Da “partigiana” della legalità ai domiciliari: ex sindaco calabrese incriminata per rapporti con le cosche

3 Dic 2013 17:59 - di Redazione

Era stata indicata, durante il suo mandato, dal 2008 al 2013, come uno dei primi cittadini calabresi impegnati contro la ‘ndrangheta e contro le infiltrazioni della criminalità organizzata nelle attività dei Comuni. Ecco perché fa particolare scalpore l’arresto di Carolina Girasole, l’ex sindaco di Isola Capo Rizzuto, eletta in una lista civica di centrosinistra e arrestata dalla Guardia di finanza per i suoi presunti rapporti con la cosca Arena. «Il dolore è di tutti perché questo alimenta la sfiducia», ha commentato il procuratore della Dda di Catanzaro, Vincenzo Lombardo, che ha illustrato a Crotone l’operazione della Guardia di finanza chiamata “Insula”. In carcere sono finiti Nicola Arena, boss di Isola Capo Rizzuto; i figli Massimo e Pasquale; Francesco Ponissa, Salvatore Arena, di 22 anni; Luigi Tarasi, Vittorio Perri ed il poliziotto Carlo Capizzano. Ai domiciliari sono stati posti con l’ex sindaco di Isola Capo Rizzuto, il marito Francesco Pugliese, oltre ad Antonio Demeco.

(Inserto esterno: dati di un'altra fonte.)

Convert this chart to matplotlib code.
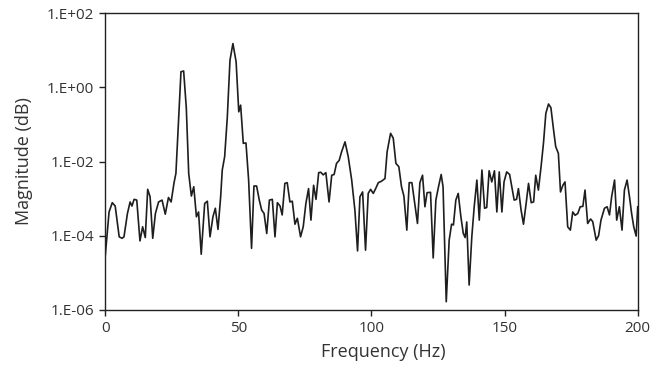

L’ipotesi sulla quale si basano le indagini sono le intercettazioni telefoniche ed ambientali nelle quali gli Arena parlano del sindaco. «Glielo direi io come ha preso i voti». È questa una delle frasi pronunciate da Pasquale Arena, figlio del boss dell’omonima cosca Nicola Arena, nel corso di una conversazione intercettata e riportata nell’ordinanza di custodia cautelare. Il figlio del boss commenta poi «ironicamente – è scritto nell’ordinanza di custodia cautelare – la fama mediatica di sindaco antimafia conquistata dalla Girasole mettendo in diretta relazione l’immagine pubblica della donna con l’eloquente frase “glielo direi io come ha preso i voti”». Nelle oltre cinquecento pagine dell’ordinanza il giudice evidenzia che ci fu un accordo tra Franco Pugliese, marito di Carolina Girasole con Massimo e Pasquale Arena, figli del boss Nicola Arena, per «ottenere voti effettivamente reperiti ed assicurati dalla cosca in misura di almeno 1.350». L’accordo tra la cosca e l’allora sindaco era finalizzato a «futuri favoritismi – prosegue il giudice – ed agevolazioni in favore della consorteria di ‘ndrangheta da parte del sindaco e della sua amministrazione. Favori che, nel caso di specie, si concretizzavano, attraverso un’attività amministrativa apparentemente lecita e sapientemente guidata, nell’assicurare alla cosca Arena non solo il mantenimento di fatto del possesso dei terreni confiscati a Nicola Arena, quanto la loro coltivazione a finocchio e la relativa raccolta dei prodotti inerenti all’annata agraria 2010».

La Girasole aveva partecipato a numerose manifestazioni antimafia e si era candidata anche alle elezioni nazionali, non riuscendo a entrare in Parlamento. Ad una delle iniziative pubbliche, tra l’altro, aveva preso parte anche l’ex segretario del Pd, Pier Luigi Bersani. Considerata un simbolo del Pd, il 25 aprile del 2012 la Girasole, con con altre due donne sindaco della Locride era stata a Reggio Emilia, ospite del sindaco Pd Graziano Delrio, oggi ministro del governo Letta, per festeggiare la Liberazione, in quanto «partigiana della legalità».